ショップページに情報を掲載し、広告を打つなどの販売戦略を立てなければいけない。
その中で、最も重要なのが発売日でした。生産は始まっているし完成予定も、そうそう狂わない。
おおよそ2014年5月上旬だろうということではあるが、時は2014年3月末。
丁度、実に17年ぶりとなる消費税増税が目前に迫っていました。
消費税5%のうちに、なんとか販売が出来ないだろうか。
まだショップページに掲載する情報が全て整っていないし、そもそも、BD対応のデュプリケーターの開発が行われていること自体、お客様は知らないのだ。
だけど、「この商品は、絶対に必要とされている。」という確信が我々にはありました。
情報不足なのは承知の上で、
『世界初のスペシャル機能搭載BDデュプリケーター「BLADE-BD」 98,000円(税別)予約受付開始』
というタイトルとイメージ画像のみの奇妙な商品ページをサイト上にアップし、会員様向けにメールマガジンを送信した。
その翌日、鳴り止まない問い合わせと予約の電話、サイトでの注文に、
・・・震えた。
期待に胸を弾ませるお客様の声と、感謝の言葉。
この瞬間がまさに、商品の価格以上の付加価値をもらった瞬間だった。
結果、3月最後のたった一週間で生産数の3分の1を超える予約が入り、発売当日の夜にはもう半数以上が倉庫からなくなりました。

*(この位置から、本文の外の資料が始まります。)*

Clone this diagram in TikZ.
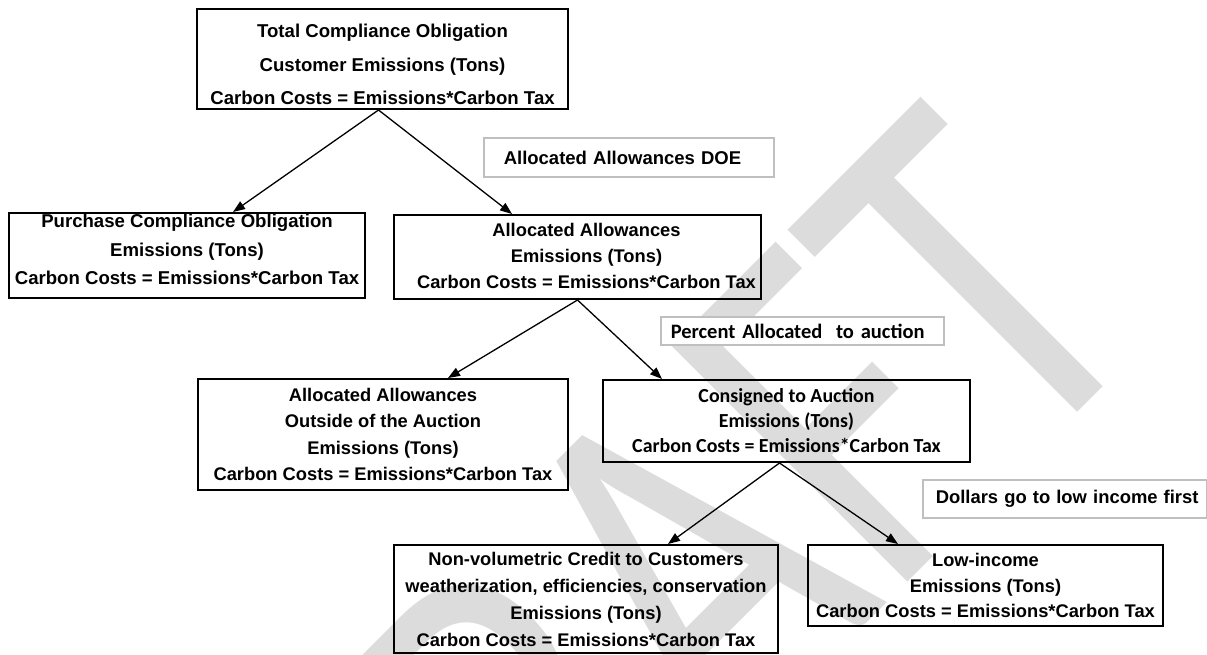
\documentclass[tikz,border=0pt]{standalone}
\usepackage{fontspec}
\setmainfont{Liberation Sans}
\newfontfamily\calibrifont{Carlito}
\usetikzlibrary{arrows.meta}
\definecolor{wmgray}{RGB}{220,220,220}
\begin{document}
\begin{tikzpicture}[x=1pt,y=-1pt,
  box/.style={draw=black, line width=2pt, inner sep=0pt, align=center, anchor=north west,
    font=\bfseries\fontsize{18.4}{28}\selectfont},
  boxtext/.style={inner sep=0pt, align=center},
  lbl/.style={draw=black!25, line width=1.5pt, fill=white, inner ysep=0pt, anchor=west, align=left,
    font=\bfseries\fontsize{18.4}{22}\selectfont},
  wm/.style={inner sep=0pt, text=wmgray, transform shape, font=\calibrifont\fontsize{520}{520}\selectfont},
  arr/.style={line width=1.3pt, -{Triangle[length=12pt,width=9pt]}}]
\useasboundingbox (0,0) rectangle (1207,654);

% watermark
\begin{scope}[shift={(1160,330)}, rotate=45, xscale=0.78]
  \node[wm, anchor=base east] (wmark) at (0,0) {DRAFT};
\end{scope}

% boxes
\node[box, minimum width=371pt, minimum height=100pt] (tot) at (196,8) {};
\node[boxtext, font=\bfseries\fontsize{18.6}{33.5}\selectfont] (totT) at ([yshift=-5.5pt]tot.center)
  {Total Compliance Obligation\\Customer Emissions (Tons)\\Carbon Costs = Emissions*Carbon Tax};
\node[box, minimum width=356pt, minimum height=85pt] (pur) at (8,212) {};
\node[boxtext, font=\bfseries\fontsize{18.6}{28.5}\selectfont] (purT) at ([yshift=6pt]pur.center)
  {Purchase Compliance Obligation\\Emissions (Tons)\\Carbon Costs = Emissions*Carbon Tax};
\node[box, minimum width=367pt, minimum height=84pt] (all) at (393,214) {};
\node[boxtext, font=\bfseries\fontsize{18.3}{26}\selectfont] (allT) at ([xshift=9pt, yshift=1pt]all.center)
  {Allocated Allowances\\Emissions (Tons)\\Carbon Costs = Emissions*Carbon Tax};
\node[box, minimum width=370pt, minimum height=111pt, font=\bfseries\fontsize{18.3}{26.5}\selectfont] (out) at (197,378)
  {Allocated Allowances\\Outside of the Auction\\Emissions (Tons)\\Carbon Costs = Emissions*Carbon Tax};
\node[box, minimum width=367pt, minimum height=82pt, font=\calibrifont\bfseries\fontsize{19.9}{25}\selectfont] (con) at (602,379)
  {Consigned to Auction\\Emissions (Tons)\\Carbon Costs = Emissions*Carbon Tax};
\node[box, minimum width=384pt, minimum height=108pt, font=\bfseries\fontsize{18.3}{27}\selectfont] (nvc) at (393,544)
  {Non-volumetric Credit to Customers\\weatherization, efficiencies, conservation\\Emissions (Tons)\\Carbon Costs = Emissions*Carbon Tax};
\node[box, minimum width=355pt, minimum height=81pt, font=\bfseries\fontsize{18.3}{25.5}\selectfont] (low) at (807,544)
  {Low-income\\Emissions (Tons)\\Carbon Costs = Emissions*Carbon Tax};

% labels
\node[lbl, minimum height=39pt, text width=250pt, inner xsep=20pt, font=\bfseries\fontsize{18.5}{22}\selectfont] (doe) at (483,157.5)
  {Allocated Allowances DOE};
\node[lbl, minimum height=28pt, text width=263pt, inner xsep=10pt, font=\calibrifont\bfseries\fontsize{20.5}{24}\selectfont] (pct) at (660,331)
  {Percent Allocated\ \ to auction};
\node[lbl, minimum height=38pt, text width=258pt, inner xsep=13pt] (dol) at (922,499)
  {\mbox{Dollars go to low income first}};

% arrow targets
\coordinate (tPur) at (233,212);
\coordinate (tAll) at (512,214);
\coordinate (tOut) at (448,378);
\coordinate (tCon) at (662,379);
\coordinate (tNvc) at (668,544);
\coordinate (tLow) at (898,544);

\draw[arr] ([xshift=-4pt]tot.south) -- (tPur);
\draw[arr] ([xshift=-4pt]tot.south) -- (tAll);
\draw[arr] (all.south) -- (tOut);
\draw[arr] (all.south) -- (tCon);
\draw[arr] ([xshift=-7pt]con.south) -- (tNvc);
\draw[arr] ([xshift=-7pt]con.south) -- (tLow);
\end{tikzpicture}
\end{document}
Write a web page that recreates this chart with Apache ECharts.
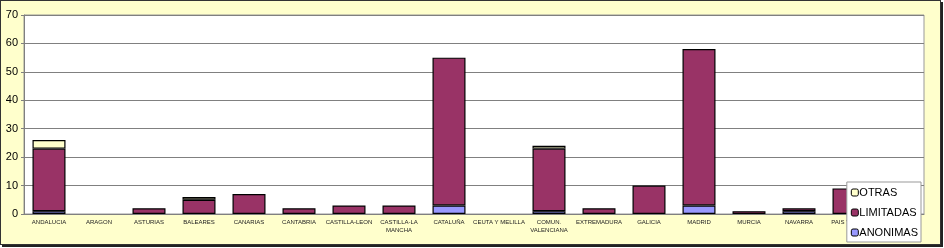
<!DOCTYPE html>
<html><head><meta charset="utf-8">
<script src="https://cdn.jsdelivr.net/npm/echarts@6/dist/echarts.min.js"></script>
<style>
html,body{margin:0;padding:0;background:#fff;}
#wrap{position:absolute;left:0;top:0;width:939px;height:243px;background:#FFFFCC;border:1px solid #333;box-shadow:2px 2px 0 #222;}
#c{width:939px;height:243px;}
</style></head><body>
<div id="wrap"><div id="c"></div></div>
<script>
const categories = ['ANDALUCIA','ARAGON','ASTURIAS','BALEARES','CANARIAS','CANTABRIA','CASTILLA-LEON','CASTILLA-LA\nMANCHA','CATALUÑA','CEUTA Y MELILLA','COMUN.\nVALENCIANA','EXTREMADURA','GALICIA','MADRID','MURCIA','NAVARRA','PAIS VASCO','LA RIOJA'];
const anonimas  = [1,0,0,0,0,0,0,0,3,0,1,0,0,3,0,1,0,0];
const limitadas = [22,0,2,5,7,2,3,3,52,0,22,2,10,55,1,1,9,1];
const otras     = [3,0,0,1,0,0,0,0,0,0,1,0,0,0,0,0,0,0];
const yTicks = [0,10,20,30,40,50,60,70];

const noZero = (arr) => arr.map(v => v === 0 ? null : v);
const chart = echarts.init(document.getElementById('c'), null, {renderer:'canvas'});
const barStyle = (color) => ({color: color, borderColor:'#000', borderWidth:1.2});
chart.setOption({
  animation:false,
  grid:{left:23,right:16,top:14,bottom:30,backgroundColor:'#fff',show:true,borderColor:'#999',borderWidth:1},
  legend:{
    orient:'vertical', right:19, bottom:2, z:20,
    backgroundColor:'#fff', borderColor:'#999', borderWidth:1, padding:[5,3,4,4],
    itemWidth:7, itemHeight:7, itemGap:9,
    textStyle:{fontFamily:'Liberation Sans, Arial', fontSize:11, color:'#000', padding:[0,0,0,-4]},
    data:['OTRAS','LIMITADAS','ANONIMAS'],
    itemStyle:{borderColor:'#000',borderWidth:1}
  },
  xAxis:{
    type:'category', data:categories,
    axisLine:{lineStyle:{color:'#808080'}}, axisTick:{show:false},
    axisLabel:{interval:0, fontFamily:'Liberation Sans, Arial', fontSize:6, color:'#222', margin:4, lineHeight:8}
  },
  yAxis:{
    type:'value', min:0, max:70, interval:10,
    axisLine:{show:true,lineStyle:{color:'#808080'}},
    axisTick:{show:true,inside:false,length:3,lineStyle:{color:'#808080'}},
    splitLine:{lineStyle:{color:'#808080',width:1}},
    axisLabel:{fontFamily:'Liberation Sans, Arial', fontSize:11, color:'#000', margin:6,
      formatter:(v)=> yTicks.includes(v) ? String(v) : ''}
  },
  series:[
    {name:'ANONIMAS',type:'bar',stack:'s',data:noZero(anonimas),barWidth:'66%',itemStyle:barStyle('#9999FF')},
    {name:'LIMITADAS',type:'bar',stack:'s',data:noZero(limitadas),barWidth:'66%',itemStyle:barStyle('#993366')},
    {name:'OTRAS',type:'bar',stack:'s',data:noZero(otras),barWidth:'66%',itemStyle:barStyle('#FFFFCC')}
  ]
});
</script>
</body></html>
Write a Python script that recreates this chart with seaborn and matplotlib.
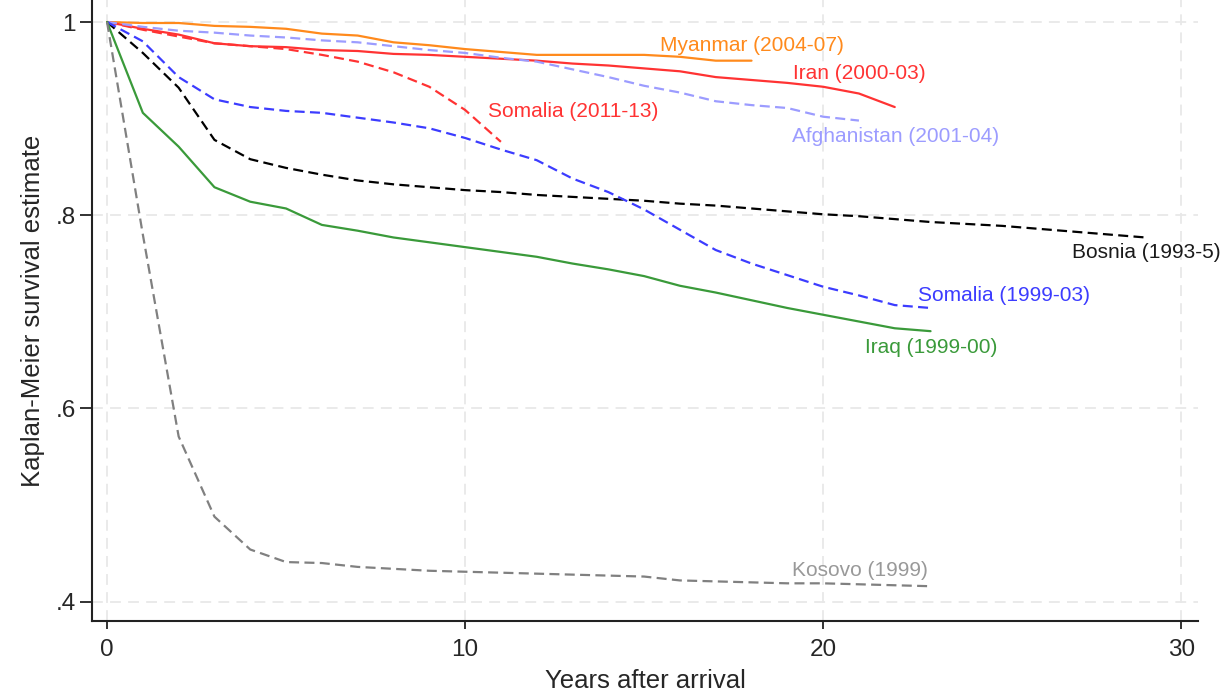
import numpy as np
import pandas as pd
import matplotlib
matplotlib.use("Agg")
import matplotlib.pyplot as plt
import seaborn as sns

# ---- data ----
SERIES = ["Myanmar (2004-07)", "Iran (2000-03)", "Somalia (2011-13)", "Afghanistan (2001-04)",
          "Bosnia (1993-5)", "Somalia (1999-03)", "Iraq (1999-00)", "Kosovo (1999)"]

myanmar = [1, 0.999, 0.999, 0.996, 0.995, 0.993, 0.988, 0.986, 0.979, 0.976, 0.972,
           0.969, 0.966, 0.966, 0.966, 0.966, 0.964, 0.960, 0.960]
iran = [1, 0.993, 0.987, 0.978, 0.975, 0.974, 0.971, 0.970, 0.967, 0.966, 0.964,
        0.962, 0.960, 0.957, 0.955, 0.952, 0.949, 0.943, 0.940, 0.937, 0.933, 0.926, 0.912]
somalia_11 = [1, 0.992, 0.985, 0.978, 0.975, 0.972, 0.966, 0.959, 0.948, 0.933, 0.909, 0.876]
afghanistan = [1, 0.995, 0.991, 0.989, 0.986, 0.984, 0.981, 0.979, 0.975, 0.971, 0.968,
               0.963, 0.959, 0.951, 0.943, 0.934, 0.927, 0.918, 0.914, 0.911, 0.902, 0.898]
bosnia = [1, 0.968, 0.932, 0.878, 0.858, 0.849, 0.842, 0.836, 0.832, 0.829, 0.826,
          0.824, 0.821, 0.819, 0.817, 0.815, 0.812, 0.810, 0.807, 0.804, 0.801,
          0.799, 0.796, 0.793, 0.791, 0.789, 0.786, 0.783, 0.780, 0.777]
somalia_99 = [1, 0.980, 0.943, 0.920, 0.912, 0.908, 0.906, 0.901, 0.896, 0.890, 0.880,
              0.868, 0.857, 0.838, 0.824, 0.806, 0.785, 0.764, 0.750, 0.738, 0.726,
              0.717, 0.707, 0.704]
iraq = [1, 0.906, 0.871, 0.829, 0.814, 0.807, 0.790, 0.784, 0.777, 0.772, 0.767,
        0.762, 0.757, 0.750, 0.744, 0.737, 0.727, 0.720, 0.712, 0.704, 0.697,
        0.690, 0.683, 0.680]
kosovo = [1, 0.780, 0.571, 0.488, 0.454, 0.441, 0.440, 0.436, 0.434, 0.432, 0.431,
          0.430, 0.429, 0.428, 0.427, 0.426, 0.422, 0.421, 0.420, 0.419, 0.419,
          0.418, 0.417, 0.416]

VALUES = [myanmar, iran, somalia_11, afghanistan, bosnia, somalia_99, iraq, kosovo]

# ---- styles ----
COLORS = {"Myanmar (2004-07)": "#ff8a1c", "Iran (2000-03)": "#ff3333",
          "Somalia (2011-13)": "#ff3333", "Afghanistan (2001-04)": "#9c9cff",
          "Bosnia (1993-5)": "#000000", "Somalia (1999-03)": "#3c3cff",
          "Iraq (1999-00)": "#3a9a3a", "Kosovo (1999)": "#808080"}
LABEL_COLORS = dict(COLORS)
LABEL_COLORS["Kosovo (1999)"] = "#999999"
LABEL_COLORS["Bosnia (1993-5)"] = "#1a1a1a"
DASHED = {"Somalia (2011-13)", "Afghanistan (2001-04)", "Bosnia (1993-5)",
          "Somalia (1999-03)", "Kosovo (1999)"}
DASHES = {s: ((4.5, 2.4) if s in DASHED else "") for s in SERIES}
# label anchors (left edge, vertical centre) in data units
LABEL_POS = {"Myanmar (2004-07)": (15.45, 0.976), "Iran (2000-03)": (19.17, 0.947),
             "Somalia (2011-13)": (10.64, 0.907), "Afghanistan (2001-04)": (19.13, 0.882),
             "Bosnia (1993-5)": (26.95, 0.761), "Somalia (1999-03)": (22.65, 0.717),
             "Iraq (1999-00)": (21.17, 0.663), "Kosovo (1999)": (19.13, 0.432)}

rows = []
for name, vals in zip(SERIES, VALUES):
    for yr, v in enumerate(vals):
        rows.append({"years": yr, "surv": v, "group": name})
df = pd.DataFrame(rows)

sns.set_style("white")
plt.rcParams["font.family"] = ["Liberation Sans", "DejaVu Sans"]

fig = plt.figure(figsize=(12.24, 6.99), dpi=100)
ax = fig.add_axes([92 / 1224, 78 / 699, 1106 / 1224, 621 / 699])

sns.lineplot(data=df, x="years", y="surv", hue="group", style="group",
             palette=COLORS, dashes=DASHES, hue_order=SERIES, style_order=SERIES,
             linewidth=1.6, legend=False, ax=ax)

for name in SERIES:
    x, y = LABEL_POS[name]
    ax.text(x, y, name, color=LABEL_COLORS[name], fontsize=15, ha="left", va="center")

ax.set_xlim(-0.42, 30.47)
ax.set_ylim(0.38, 1.0228)
ax.set_xticks([0, 10, 20, 30])
ax.set_yticks([0.4, 0.6, 0.8, 1.0])
ax.set_yticklabels([".4", ".6", ".8", "1"])
ax.tick_params(axis="both", labelsize=17.5, width=1.3, color="#222222",
               direction="out", left=True, bottom=True)
ax.tick_params(axis="y", length=8.5, pad=3)
ax.tick_params(axis="x", length=6, pad=7)
ax.grid(True, color="#e8e8e8", linestyle=(0, (6, 4)), linewidth=1.3)
ax.set_axisbelow(True)
for side in ["top", "right"]:
    ax.spines[side].set_visible(False)
for side in ["left", "bottom"]:
    ax.spines[side].set_color("#222222")
    ax.spines[side].set_linewidth(1.5)

ax.set_xlabel("Years after arrival", fontsize=18.5, labelpad=6)
ax.set_ylabel("Kaplan-Meier survival estimate", fontsize=18.5, labelpad=8)

fig.savefig("out.png", dpi=100)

2014年6月現在、発売から一カ月足らずであるが、我々の目論見は見事に外れ追加生産をする日も遠くないでしょう。
だが、まだまだ認知度は低いのです。「ウラモノ」と呼ばれる商品が世の中の表舞台に登場して脚光を浴びることはないだろうと思います。
いいものを作ったというメーカーとしての自負。
いいものを売っているというショップとしての自信。
これらをもって、アキバガレージはこれからも進んでいくのです。